Hay puertas que no se abren fácilmente. No se trata del material con el que están hechas, sino de puertas que se abren desde adentro. No hay cerraduras ni manivelas que otro deba superar. Nadie puede sobornar la puerta. Porque el picaporte sólo lo acciona quien habita en su interior. Una de esas es la puerta del alma. Es cierto que a veces protegen, pero también pueden ahogar. Dice un conocido refrán que "El miedo no es zonzo ni anda en burro". Y hasta cierto punto, es así. En la medida que nos pone en alerta y permite defendernos de un peligro, el miedo se convierte en aliado. Pero en su exceso está el riesgo. El riesgo de que las mismas puertas que protegen, nos terminen encerrando y aislando, cual caverna de Segismundo. Es verdad que todos tenemos miedo a que nos hagan daño, pero no por ello debemos encerrar a nuestro yo para evitar sufrimientos. 

Cuidando la vida interior

La puerta del alma suele ser un cerco invisible entre el yo y el mundo externo. Su nombre es pudor. Una especie de velo que cubre y resguarda nuestra interioridad. Un sentimiento de recato que nos protege de miradas ajenas. Le cuesta al alma asumir su propia desnudez ante miradas demasiado inquisidoras. No faltan hurones que pretenden saltar el cerco. Por eso el alma es una especie de guarida y el pudor su celoso guardián. El yo dolido suele sentirse allí cuidado, pero convertido en prisión, también es su propio carcelero. El alma puede así, ser nuestro Alcázar o nuestras alas. Nunca entenderé porqué pudiendo rozar el cielo como águilas, hemos de optar por bloquear con rocas la entrada.
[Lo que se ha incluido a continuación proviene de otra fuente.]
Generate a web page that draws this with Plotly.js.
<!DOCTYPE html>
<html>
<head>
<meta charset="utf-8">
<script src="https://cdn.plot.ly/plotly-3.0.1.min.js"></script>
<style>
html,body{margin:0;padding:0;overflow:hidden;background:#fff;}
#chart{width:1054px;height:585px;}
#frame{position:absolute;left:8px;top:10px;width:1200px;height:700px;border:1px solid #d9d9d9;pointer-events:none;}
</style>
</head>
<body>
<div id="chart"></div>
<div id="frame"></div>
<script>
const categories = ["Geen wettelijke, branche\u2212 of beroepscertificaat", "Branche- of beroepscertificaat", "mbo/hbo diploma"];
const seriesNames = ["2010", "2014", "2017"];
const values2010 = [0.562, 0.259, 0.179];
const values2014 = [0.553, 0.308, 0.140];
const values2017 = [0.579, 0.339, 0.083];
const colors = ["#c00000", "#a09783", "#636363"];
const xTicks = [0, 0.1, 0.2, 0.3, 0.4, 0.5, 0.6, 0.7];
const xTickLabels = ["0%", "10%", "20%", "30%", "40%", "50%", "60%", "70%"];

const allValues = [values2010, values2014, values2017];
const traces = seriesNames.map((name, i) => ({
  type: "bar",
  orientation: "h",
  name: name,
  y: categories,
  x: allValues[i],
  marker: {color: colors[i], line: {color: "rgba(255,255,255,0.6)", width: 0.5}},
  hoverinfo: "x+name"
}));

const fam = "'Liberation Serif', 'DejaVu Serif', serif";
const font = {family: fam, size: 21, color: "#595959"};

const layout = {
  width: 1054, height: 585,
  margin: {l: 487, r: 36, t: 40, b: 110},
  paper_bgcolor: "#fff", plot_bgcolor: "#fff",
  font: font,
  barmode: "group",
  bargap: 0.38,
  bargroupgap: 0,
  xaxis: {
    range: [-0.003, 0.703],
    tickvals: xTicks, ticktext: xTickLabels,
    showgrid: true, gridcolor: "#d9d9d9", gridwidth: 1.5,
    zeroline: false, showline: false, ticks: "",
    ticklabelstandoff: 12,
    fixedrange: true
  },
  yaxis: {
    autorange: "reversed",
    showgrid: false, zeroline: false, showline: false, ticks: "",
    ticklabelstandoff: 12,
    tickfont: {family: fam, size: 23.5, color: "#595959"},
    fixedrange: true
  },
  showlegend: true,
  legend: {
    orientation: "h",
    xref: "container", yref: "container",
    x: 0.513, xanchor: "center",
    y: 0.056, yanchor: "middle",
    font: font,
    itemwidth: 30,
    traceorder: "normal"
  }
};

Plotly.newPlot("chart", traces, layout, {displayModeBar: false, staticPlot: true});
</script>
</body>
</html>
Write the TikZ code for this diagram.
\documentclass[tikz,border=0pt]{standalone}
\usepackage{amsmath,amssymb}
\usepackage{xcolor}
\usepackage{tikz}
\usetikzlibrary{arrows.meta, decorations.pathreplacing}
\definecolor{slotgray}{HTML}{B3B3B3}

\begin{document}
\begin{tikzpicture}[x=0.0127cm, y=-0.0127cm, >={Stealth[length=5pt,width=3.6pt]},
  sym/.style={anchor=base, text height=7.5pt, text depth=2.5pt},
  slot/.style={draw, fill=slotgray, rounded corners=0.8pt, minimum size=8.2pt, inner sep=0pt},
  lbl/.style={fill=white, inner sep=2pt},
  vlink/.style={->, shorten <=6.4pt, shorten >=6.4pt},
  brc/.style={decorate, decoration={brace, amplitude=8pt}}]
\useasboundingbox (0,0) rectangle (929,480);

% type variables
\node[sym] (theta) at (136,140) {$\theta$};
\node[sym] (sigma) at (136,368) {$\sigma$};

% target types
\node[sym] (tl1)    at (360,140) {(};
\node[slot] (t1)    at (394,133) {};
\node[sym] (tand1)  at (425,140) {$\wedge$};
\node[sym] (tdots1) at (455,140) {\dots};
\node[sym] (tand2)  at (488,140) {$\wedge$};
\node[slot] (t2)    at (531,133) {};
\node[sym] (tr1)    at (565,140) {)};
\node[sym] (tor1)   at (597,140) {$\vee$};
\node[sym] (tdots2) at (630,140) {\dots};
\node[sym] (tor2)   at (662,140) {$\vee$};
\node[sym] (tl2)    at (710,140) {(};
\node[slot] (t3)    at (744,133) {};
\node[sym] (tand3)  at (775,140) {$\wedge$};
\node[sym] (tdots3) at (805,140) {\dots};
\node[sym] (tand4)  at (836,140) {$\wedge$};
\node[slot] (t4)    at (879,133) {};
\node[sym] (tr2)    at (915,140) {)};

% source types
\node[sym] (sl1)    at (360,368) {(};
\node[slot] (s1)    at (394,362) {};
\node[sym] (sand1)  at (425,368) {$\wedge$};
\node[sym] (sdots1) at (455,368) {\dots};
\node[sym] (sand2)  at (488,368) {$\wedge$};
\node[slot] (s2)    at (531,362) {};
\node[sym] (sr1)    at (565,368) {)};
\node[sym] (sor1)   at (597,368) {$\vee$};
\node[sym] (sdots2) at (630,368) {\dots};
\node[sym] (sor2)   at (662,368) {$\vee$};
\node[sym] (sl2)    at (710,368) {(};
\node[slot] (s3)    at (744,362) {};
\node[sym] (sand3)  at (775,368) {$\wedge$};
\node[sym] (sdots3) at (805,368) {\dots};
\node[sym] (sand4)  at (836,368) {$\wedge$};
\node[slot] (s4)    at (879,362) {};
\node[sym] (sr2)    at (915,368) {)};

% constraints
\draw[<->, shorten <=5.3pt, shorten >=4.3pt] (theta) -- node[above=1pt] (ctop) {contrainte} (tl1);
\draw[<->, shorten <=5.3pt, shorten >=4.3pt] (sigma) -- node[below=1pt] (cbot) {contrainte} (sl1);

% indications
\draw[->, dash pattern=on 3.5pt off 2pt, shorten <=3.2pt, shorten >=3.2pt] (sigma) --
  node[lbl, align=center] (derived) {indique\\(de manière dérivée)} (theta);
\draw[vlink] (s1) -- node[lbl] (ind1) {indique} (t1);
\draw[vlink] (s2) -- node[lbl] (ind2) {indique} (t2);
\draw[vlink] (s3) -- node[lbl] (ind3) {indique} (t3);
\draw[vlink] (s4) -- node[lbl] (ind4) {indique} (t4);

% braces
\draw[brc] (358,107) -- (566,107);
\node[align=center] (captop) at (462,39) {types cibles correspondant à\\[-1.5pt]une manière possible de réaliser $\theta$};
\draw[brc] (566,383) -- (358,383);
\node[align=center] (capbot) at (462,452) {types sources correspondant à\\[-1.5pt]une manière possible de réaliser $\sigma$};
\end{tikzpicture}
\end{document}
Vaya paradoja de la vida interior: preferimos ser piedra cuando anhelamos tener alas.

El otro como templo

Como docente universitaria, he tenido el privilegio de acompañar durante años, verdaderos procesos de discernimiento. He sido testigo en más de una ocasión, de toma de decisiones difíciles que han requerido libertad, coraje y muchas veces, renunciamientos. No siempre he compartido el sentido y alcance de las decisiones tomadas. Pero no se trata de uno, se trata del otro. Y el otro es un templo sagrado al que no puedo entrar a empujones ni subrepticiamente. Ni abriendo él la puerta de su alma, tengo permiso para convertirme en fisgón que merodea en lo ajeno. Muchas veces me he preguntado sí hice lo suficiente. Pero de algo estoy segura: estar, escuchar, aceptar y acompañar son verbos que debemos conjugar en nuestra relación con los demás.

Somos testigos del otro. Y cuando digo "testigo", no lo hago como forma de autoexclusión, sino para reafirmarlo en su interioridad y autodeterminación. Nunca estuve ni estaré en el lugar de nadie. Apenas puedo con la difícil tarea de ocupar el mío. Tener claro este punto, me ayudó a procurar no ser juez de la vida moral de nadie. No es fácil y no siempre lo he logrado. Todos tenemos en mayor o menor medida, esa tentación atávica de subirnos a la tarima y mirar desde arriba las debilidades ajenas. Mala consejera la soberbia.

Escribo esto y no puedo dejar de pensar en aquel joven que me esperó una tarde al finalizar la clase. Quería hablar. Durante un largo rato permaneció en silencio con la cabeza hundida entre sus manos. Mientras yo pensaba cómo ayudarle a abrir su alma, él empezó a hablar casi sollozando. Con el tiempo comprendí que la puerta la abrió antes, cuando pidió ayuda. A veces por poner tan alta nuestra expectativa sobre el otro, se nos escapan los gestos simples a través de los cuales, el alma habla con su propio lenguaje.